Quiz is further investing in its distribution centre in the coming months to improve replenishment to stores, as well as to continue boosting online sales.
Long-term, Ramzan said the business sees the potential for 40-50 more stores in the UK and Ireland, but the focus at the moment is on growing and supporting the omnichannel business.
Currently the group has 70 stores in the UK, as well as 148 concessions.
Ramzan acknowledged the tough trading environment, with falling consumer spend seeing some retailers struggling.
“We’re not immune to those things, but I think with our fast fashion business model, our USP and our constant focus on offering the right product at value price points will allow us to continue succeeding this year,” he told Drapers.

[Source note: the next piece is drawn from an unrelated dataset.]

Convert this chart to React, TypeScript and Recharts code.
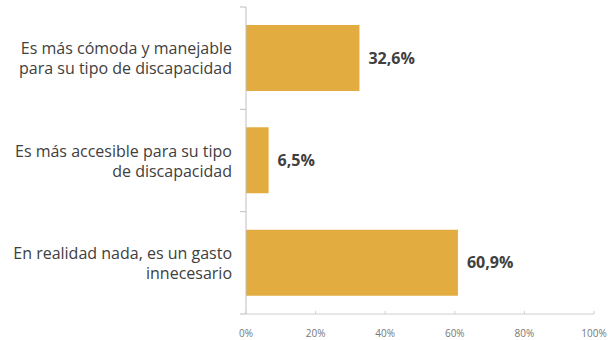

“When there are challenges out there I think that often fast fashion brands can do well as people look to better value in tough times,” he added.
International also performed strongly, with a 51.1% (46.9% on a constant-currency basis) rise in sales.
The Middle East, where Quiz operates a franchise, is the strongest international market for the retailer, and there are plans to develop the Middle Eastern and Asian franchise operations, while expanding elsewhere through its online business.
“The beauty of omnichannel is that we can pick the best opportunities for each market, depending on the area we’re moving into,” said Ramzan.
“When it comes to the Middle East and Asia, that’s through franchise, whereas in the US and European markets we’re looking at the online, omnichannel approach.
”There’s a lot of strength to pick and choose the best opportunities out there.”